At the top of a morning, I notice the energy of possibility. Hope, wide awake and willing, greets the day face-forward. Counting on roadside petals, life loves me and I love it right back. How fairy-taled the deep green velvet of a moss-covered path. How gladly sunlight dances with daisies and trumpets daylilies. How fun to chick-a-dee-dee-dee with chickadees and honk with geese flying over the lake. How gently the fog lifts as the day warms. How delicate a thread of web stretches from flower to flower to flower, a tell-tale trail of one spider’s travels. I marvel at the intricacy of a gravel road, two miles into my day. And returning, notice now how I feel right this very minute, tip-tapping on keys. Happy.
What a luxury to let dappled sunshine dry my hair this morning. Walking the rise of hills hurried my breath and released it again as those hills sloped back down. I crossed paths with a chipmunk and good morning-ed fellow walkers, all of us waving away the incessant deer flies.
Walking the dirt road today, I remembered other dirt roads, childhood roads, where I walked to school, never once thinking about anywhere other than right where I was. So I practiced that kind of presence today in honor of that girl I used to be.
Sweat bubbled on my nose and streaked across my forehead as I walked, only a hop, skip, and jump away from summer. There’s hope and happiness and freedom in summer, and I’m ever so happy to be out in it, grab ahold of it – deer flies and all.
I’m thankful for those who plant their gardens alongside the road for the pleasure and enjoyment of walkers-by like me. Roses climb a trellis while springtime pansies linger awhile longer under the mailbox. Chalk drawings in a driveway welcome summer as only a child just out of school can.
I want to remember this morning. Remember the breeze taking me by surprise and the glorious green surrounding me as I walk. There’s the swoop of a sparrow flying to rest on a fence post and the bounce of a robin across the neighbor’s front lawn.

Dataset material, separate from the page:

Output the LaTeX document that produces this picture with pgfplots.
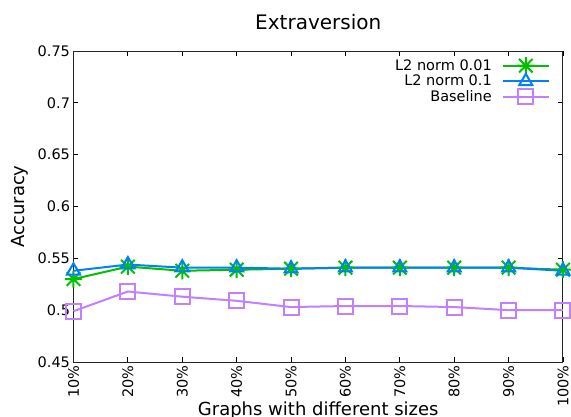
\documentclass[border=0pt]{standalone}
\usepackage{fontspec}
\setmainfont{DejaVu Sans}
\usepackage{pgfplots}
\pgfplotsset{compat=1.18}

\definecolor{gpgreen}{RGB}{0,192,0}
\definecolor{gpblue}{RGB}{0,128,255}
\definecolor{gppurple}{RGB}{192,128,255}

% gnuplot-style star: a plus and a cross on top of each other
\pgfdeclareplotmark{gpstar}{%
  \pgfpathmoveto{\pgfqpoint{-\pgfplotmarksize}{0pt}}%
  \pgfpathlineto{\pgfqpoint{\pgfplotmarksize}{0pt}}%
  \pgfpathmoveto{\pgfqpoint{0pt}{-\pgfplotmarksize}}%
  \pgfpathlineto{\pgfqpoint{0pt}{\pgfplotmarksize}}%
  \pgfpathmoveto{\pgfqpoint{-0.8\pgfplotmarksize}{-0.8\pgfplotmarksize}}%
  \pgfpathlineto{\pgfqpoint{0.8\pgfplotmarksize}{0.8\pgfplotmarksize}}%
  \pgfpathmoveto{\pgfqpoint{-0.8\pgfplotmarksize}{0.8\pgfplotmarksize}}%
  \pgfpathlineto{\pgfqpoint{0.8\pgfplotmarksize}{-0.8\pgfplotmarksize}}%
  \pgfusepathqstroke}

\begin{document}
\begin{tikzpicture}
\useasboundingbox (-73.5bp,-55bp) rectangle (497.5bp,362bp);
\begin{axis}[
  at={(0,0)}, anchor=south west,
  scale only axis,
  width=489.5bp, height=311bp,
  xmin=10, xmax=100,
  ymin=0.45, ymax=0.75,
  xtick={10,20,...,100},
  xticklabels={10\%,20\%,30\%,40\%,50\%,60\%,70\%,80\%,90\%,100\%},
  ytick={0.45,0.5,...,0.75},
  yticklabels={0.45,0.5,0.55,0.6,0.65,0.7,0.75},
  x tick label style={rotate=90, anchor=east},
  tick align=inside,
  major tick length=5bp,
  tick style={black, line width=0.8bp},
  axis line style={black!85, line width=1bp},
  ticklabel style={font=\fontsize{14.5bp}{17bp}\selectfont},
  /pgf/number format/assume math mode=true,
  title={Extraversion},
  title style={font=\fontsize{20bp}{23bp}\selectfont, yshift=12bp},
  xlabel={Graphs with different sizes},
  ylabel={Accuracy},
  label style={font=\fontsize{18bp}{21bp}\selectfont},
  xlabel style={yshift=12bp},
  ylabel style={yshift=3bp},
  clip=false,
  legend plot pos=right,
  legend cell align=right,
  legend style={at={(1,1)}, anchor=north east, xshift=-10bp, yshift=-4bp,
    draw=none, fill=none, font=\fontsize{14.5bp}{17.5bp}\selectfont,
    row sep=-1bp},
  legend image code/.code={%
    \draw[mark repeat=2, mark phase=2, #1]
      plot coordinates {(0bp,0bp) (23bp,0bp) (46bp,0bp)};},
]
\addplot[gpgreen, line width=2bp, mark=gpstar, mark size=8.5bp,
  mark options={line width=2bp}] coordinates {
  (10,0.530) (20,0.542) (30,0.538) (40,0.539) (50,0.540)
  (60,0.541) (70,0.541) (80,0.541) (90,0.541) (100,0.539)};
\addlegendentry{L2 norm 0.01\kern8bp}
\addplot[gpblue, line width=2bp, mark=triangle, mark size=7.5bp,
  mark options={line width=2bp}] coordinates {
  (10,0.538) (20,0.544) (30,0.541) (40,0.541) (50,0.540)
  (60,0.541) (70,0.541) (80,0.541) (90,0.541) (100,0.538)};
\addlegendentry{L2 norm 0.1\kern8bp}
\addplot[gppurple, line width=2bp, mark=square, mark size=7.5bp,
  mark options={line width=2bp}] coordinates {
  (10,0.499) (20,0.518) (30,0.513) (40,0.509) (50,0.503)
  (60,0.504) (70,0.504) (80,0.503) (90,0.500) (100,0.500)};
\addlegendentry{Baseline\kern8bp}
\end{axis}
\end{tikzpicture}
\end{document}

Make no mistake – I saw that poison ivy spreading its way and growing alongside wild roses and the purple tufts of clover. So I’m reminded to admire not only the sunshine but the clouds too. I know rain sometimes ruins our plans and hopefully waters our plants – both. There’s the duality. Learning to savor the comings and goings, hellos and goodbyes, summers and winters. To spend these days wisely and aware.
Soon the sunflowers in the bed out back will stand taller than I do. Pumpkins will one day be ready to carve with our granddaughter. Summer’s car washes in the driveway will be replaced with new chores, with gathering, and nesting, layering and readying for rest.
But just for today, a warm breeze ruffles the ferns, tosses the buttercups, and distracts the bugs.
I have so many writing ideas when there’s no time to write.
Truly, I have ever so much more to say once upon a work day, and despite my whenever I have day off intentions, I hardly ever follow through. I’ve netted many a willow wisp of an idea in the hour or so before my shift starts, but I live onward in the day and in the days after that without looking back to whatever thought I captured.
I have to believe if I had something important to say, I couldn’t help myself but say it.
Still, ideas I’ve left unexplored feel like hopes neglected and a voice – my voice – ignored.
I’ll need to meet myself face-to-face at this intersection of what I say I want and walking what I talk.
I wonder why the commitments to myself are those I’m least likely to honor?
Hope is hardy though, especially and always in spring. If ever there was a time for new growth, this is it.
So look for me nestled … and writing … among the branches of the forsythia, anticipating the bloom of the lilac, my words, and me.
When I awoke this morning, two complaints I remembered from the day before perched on my lips like two plump robins ready to fly aloft.
It was a conscious moment. A powerful pause – mid-thought – in which I interrupted my own self before I spoke.
I closed my mouth, and I think my heart smiled.
The collective energy of us really needs me to pause more often. The greater good needs more … good … or at the very least, one less litany of who and what’s lacking. Obviously, I’m still becoming the person I’d most like to be.
Sometimes, one hopeful year is lived one moment at a time.
Thirty-six hours at home. One hot shower and one warm bath on a extremely cold day. Twenty-eight tidy, white stitches cast on Nana’s knitting needles (with any luck, mittens-to-be for a pair of toddler hands.) Five hardy Red Star chickens in the coop out back. A cluster of six red tulips plucked from a grocery store bucket. Two pieces of homemade pizza for dinner. One rainbow shirt and a wish granted. Two days until the full Wolf moon. Eighteen additional minutes of daylight since the New Year. The hope of a 27 degree heat wave tomorrow.